» **BRIEF**:
Copy nothing but the text: reproduce each line of the listing exactly and leave the pictures out.

================================

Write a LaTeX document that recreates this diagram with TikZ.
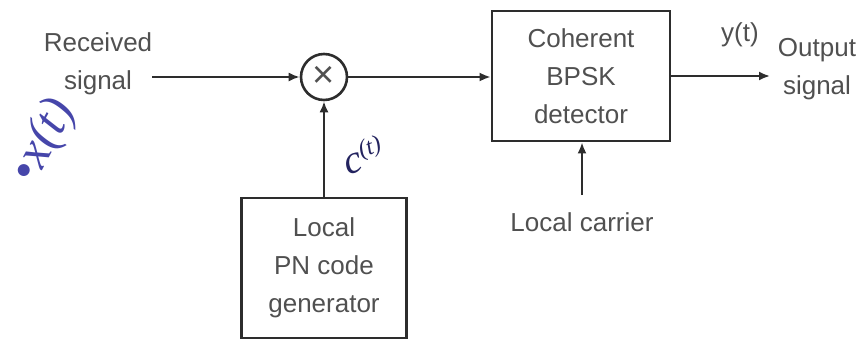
\documentclass[tikz,border=0pt]{standalone}
\usepackage{fontspec}
\setmainfont{Liberation Sans}
\newfontfamily\penfont{Liberation Serif}
\usetikzlibrary{arrows.meta}

\definecolor{inkgray}{RGB}{80,80,80}
\definecolor{linegray}{RGB}{45,45,45}
\definecolor{penblue}{RGB}{70,70,170}
\definecolor{pennavy}{RGB}{35,35,95}

\tikzset{
  block/.style={draw=linegray,line width=2.8pt,rectangle,align=center,
    text=inkgray,font=\fontsize{26}{38}\selectfont},
  lbl/.style={text=inkgray,align=center,font=\fontsize{26}{38}\selectfont},
  sig/.style={draw=linegray,line width=2pt,-{Latex[length=11pt,width=9pt]}},
  pen/.style={font=\penfont\itshape\fontsize{40}{40}\selectfont}
}

\begin{document}
\begin{tikzpicture}[x=1pt,y=-1pt]

        % frame
        \useasboundingbox (0,0) rectangle (861,343);

        % ============================================
        % BLOCKS
        % ============================================

        \node[draw=linegray,line width=2.6pt,circle,minimum size=46pt,inner sep=0pt,
              text=inkgray,font=\fontsize{38}{38}\selectfont] (mult) at (324,77) {×};
        \node[block,minimum width=178pt,minimum height=130pt] (det) at (581,76)
              {Coherent\\BPSK\\detector};
        \node[block,minimum width=165pt,minimum height=140pt] (pn) at (324,268)
              {Local\\PN code\\generator};

        % ============================================
        % LABELS
        % ============================================

        \node[lbl] (recv) at (98,64) {Received\\signal};
        \node[lbl] (outsig) at (817,69) {Output\\signal};
        \node[lbl] (yt) at (740,35) {y(t)};
        \node[lbl] (lc) at (582,222) {Local carrier};

        % handwritten notes
        \node[pen,text=penblue,rotate=62,font=\penfont\itshape\fontsize{50}{50}\selectfont]
              (xt) at (44,142) {•x(t)};
        \node[pen,text=pennavy,rotate=20] (ct) at (363,155)
              {c\raisebox{12pt}{\fontsize{24}{24}\selectfont(t)}};

        % ============================================
        % CONNECTIONS
        % ============================================

        \coordinate (in) at (152,77);
        \coordinate (out) at (770,76);
        \coordinate (lcin) at (582,195);

        \draw[sig] (in) -- (mult);
        \draw[sig] (mult) -- (mult -| det.west);
        \draw[sig] (det) -- (out);
        \draw[sig] (pn) -- (mult);
        \draw[sig] (lcin) -- (lcin |- det.south);

\end{tikzpicture}
\end{document}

================================

» **WRITTEN ANSWER**:
Write a LaTeX document that recreates this diagram with TikZ.
\documentclass[tikz,border=0pt]{standalone}
\usepackage{fontspec}
\setmainfont{Liberation Sans}
\newfontfamily\penfont{Liberation Serif}
\usetikzlibrary{arrows.meta}

\definecolor{inkgray}{RGB}{80,80,80}
\definecolor{linegray}{RGB}{45,45,45}
\definecolor{penblue}{RGB}{70,70,170}
\definecolor{pennavy}{RGB}{35,35,95}

\tikzset{
  block/.style={draw=linegray,line width=2.8pt,rectangle,align=center,
    text=inkgray,font=\fontsize{26}{38}\selectfont},
  lbl/.style={text=inkgray,align=center,font=\fontsize{26}{38}\selectfont},
  sig/.style={draw=linegray,line width=2pt,-{Latex[length=11pt,width=9pt]}},
  pen/.style={font=\penfont\itshape\fontsize{40}{40}\selectfont}
}

\begin{document}
\begin{tikzpicture}[x=1pt,y=-1pt]

        % frame
        \useasboundingbox (0,0) rectangle (861,343);

        % ============================================
        % BLOCKS
        % ============================================

        \node[draw=linegray,line width=2.6pt,circle,minimum size=46pt,inner sep=0pt,
              text=inkgray,font=\fontsize{38}{38}\selectfont] (mult) at (324,77) {×};
        \node[block,minimum width=178pt,minimum height=130pt] (det) at (581,76)
              {Coherent\\BPSK\\detector};
        \node[block,minimum width=165pt,minimum height=140pt] (pn) at (324,268)
              {Local\\PN code\\generator};

        % ============================================
        % LABELS
        % ============================================

        \node[lbl] (recv) at (98,64) {Received\\signal};
        \node[lbl] (outsig) at (817,69) {Output\\signal};
        \node[lbl] (yt) at (740,35) {y(t)};
        \node[lbl] (lc) at (582,222) {Local carrier};

        % handwritten notes
        \node[pen,text=penblue,rotate=62,font=\penfont\itshape\fontsize{50}{50}\selectfont]
              (xt) at (44,142) {•x(t)};
        \node[pen,text=pennavy,rotate=20] (ct) at (363,155)
              {c\raisebox{12pt}{\fontsize{24}{24}\selectfont(t)}};

        % ============================================
        % CONNECTIONS
        % ============================================

        \coordinate (in) at (152,77);
        \coordinate (out) at (770,76);
        \coordinate (lcin) at (582,195);

        \draw[sig] (in) -- (mult);
        \draw[sig] (mult) -- (mult -| det.west);
        \draw[sig] (det) -- (out);
        \draw[sig] (pn) -- (mult);
        \draw[sig] (lcin) -- (lcin |- det.south);

\end{tikzpicture}
\end{document}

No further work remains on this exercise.